La curva che indica l’andamento dei casi da coronavirus continua ad aumentare la sua pendenza verso l’alto. Qui si riscontrano due correnti di pensiero: gli allarmisti, coloro che interpretano i dati valutandoli come un ritorno ai mesi più bui dell’epidemia e i fiduciosi, vale a dire chi giudica i nuovi contagi senza cadere nella tragedia.
Di certo la narrazione, preoccupata, che da più parti viene condotta sugli attuali numeri giustifica in parte la reazione degli allarmisti. Spesso, infatti, il sistema dell’informazione influenza, nel senso che getta nel panico, parte dell’opinione pubblica.

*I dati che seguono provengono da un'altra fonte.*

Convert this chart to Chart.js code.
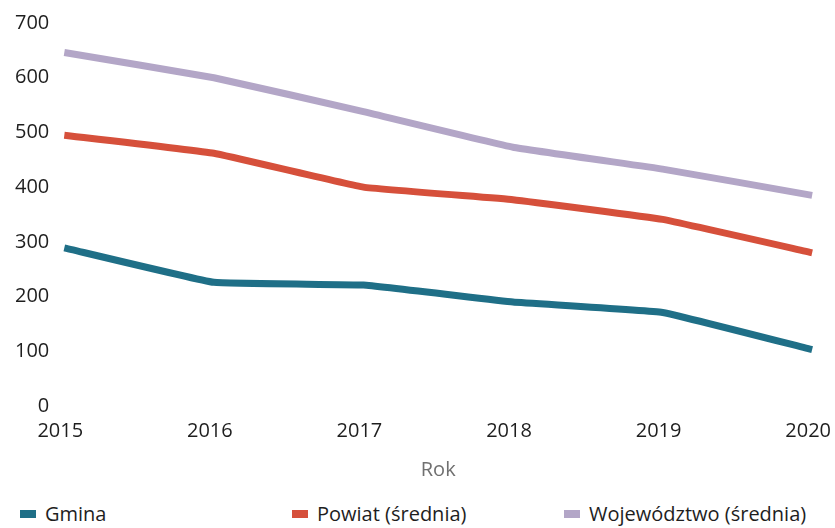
<!DOCTYPE html>
<html>
<head>
<meta charset="utf-8">
<script src="https://cdn.jsdelivr.net/npm/chart.js@4"></script>
<style>
  html, body { margin: 0; padding: 0; background: #fff; }
  #wrap { position: relative; width: 835px; height: 528px; }
  #legend { position: absolute; top: 500px; left: 0; width: 835px; height: 28px;
            font-family: "Open Sans", sans-serif; font-size: 20px; color: #1e1e1e; }
  #legend .item { position: absolute; top: 0; display: flex; align-items: center; }
  #legend .box { width: 16px; height: 8px; margin-right: 9px; }
</style>
</head>
<body>
<div id="wrap">
  <canvas id="chart" width="835" height="482"></canvas>
  <div id="legend"></div>
</div>
<script>
// Data
const years = ["2015", "2016", "2017", "2018", "2019", "2020"];
const gmina = [289, 226, 221, 190, 171, 103];
const powiat = [495, 462, 400, 377, 341, 280];
const wojewodztwo = [646, 600, 538, 473, 433, 385];
const seriesNames = ["Gmina", "Powiat (średnia)", "Województwo (średnia)"];
const seriesColors = ["#1f6f87", "#d6503b", "#b3a6c7"];
const yTicks = [0, 100, 200, 300, 400, 500, 600, 700];

const ctx = document.getElementById("chart").getContext("2d");
Chart.defaults.font.family = '"Open Sans", sans-serif';

const chart = new Chart(ctx, {
    type: "line",
    data: {
        labels: years,
        datasets: [gmina, powiat, wojewodztwo].map(function (values, i) {
            return {
                label: seriesNames[i],
                data: values,
                borderColor: seriesColors[i],
                backgroundColor: seriesColors[i],
                borderWidth: 7,
                pointRadius: 0,
                tension: 0.08,
                borderJoinStyle: "round",
                clip: false,
            };
        }),
    },
    options: {
        responsive: false,
        animation: false,
        layout: { padding: { left: 0, right: 0, top: 23, bottom: 0 } },
        plugins: {
            legend: { display: false },
            tooltip: { enabled: false },
        },
        scales: {
            x: {
                offset: false,
                grid: { display: true, color: "rgba(0,0,0,0)", drawTicks: true, tickLength: 13 },
                border: { display: false },
                ticks: { color: "#1e1e1e", font: { size: 20 }, padding: 0, labelOffset: -4, maxRotation: 0 },
                title: { display: true, text: "Rok", color: "#707070", font: { size: 20 }, padding: { top: 15, bottom: 0 } },
            },
            y: {
                min: 0,
                max: 700,
                afterBuildTicks: function (axis) {
                    axis.ticks = yTicks.map(function (v) { return { value: v }; });
                },
                afterFit: function (axis) {
                    axis.paddingTop = 0;
                },
                grid: { display: false, drawTicks: false },
                border: { display: false },
                ticks: { color: "#1e1e1e", font: { size: 20 }, padding: 15 },
            },
        },
    },
});

// Legend spread across the width like the original
const legendX = [20, 292, 564];
const legend = document.getElementById("legend");
seriesNames.forEach(function (name, i) {
    const item = document.createElement("div");
    item.className = "item";
    item.style.left = legendX[i] + "px";
    item.innerHTML = '<span class="box" style="background:' + seriesColors[i] + '"></span>' + name;
    legend.appendChild(item);
});
</script>
</body>
</html>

Al di là delle interpretazioni, quali sono i veri dati sul coronavirus di oggi in Italia? Luigia Luciani e Stefano Molinari l’hanno chiesto al dottor Nino Cartabellotta, presidente della Fondazione Gimbe.
Ecco l’intervista al Dott. Cartabellotta a “Lavori in Corso”.
“Noi, come sapete bene, facciamo un minutaggio settimanale per ridurre al minimo quelle che sono le fluttuazioni giornaliere. Nell’ultimo report, quello che fa riferimento alla settimana dal 19 al 25 agosto, c’è stata un’ondata di nuovi casi (più 3359) che praticamente corrisponde più 92% rispetto alla settimana precedente.
Dalla fine di luglio in poi i casi sono aumentati progressivamente ogni settimana e non solo per l’aumento dei tamponi. Ma anche per quello che è il famoso rapporto positivi/casi testati. Che dalla fine di luglio alla settimana scorsa è aumentato dallo 0,8 al 2,1%.
Questo è un problema perché se i contagi aumentano in maniera importante si cominciano ad accendere altre spie rosse. Nelle ultime quattro settimane si sta cominciando a vedere quella che si chiama l’inversione della curva. Non si è più in discesa ma i numeri cominciano a salire. Naturalmente i numeri vanno interpretati per leggere l’evoluzione dell’epidemia nel nostro Paese”.
“Queste spie rosse non devono generare allarmismi. La Fondazione Gimbe fa un lavoro di monitoraggio che mira a limitare le cose peggiori. Di fatto noi oggi abbiamo gli ospedali vuoti paragonando i numeri attuali a quelli di marzo e aprile scorsi. Ci troviamo in una fase completamente diversa dell’epidemia. Senza dimenticare che l’epidemia probabilmente è cominciata a ottobre, novembre del 2019. Forse lo sapremo, forse non lo sapremo mai.
I numeri attuali da un lato ci confermano che non rivedremo mai più le drammatiche scene degli scorsi mesi. Non ci potrà mai essere un effetto sorpresa. Anche le decisioni politiche inseguono dei dati che non sono più attuali”.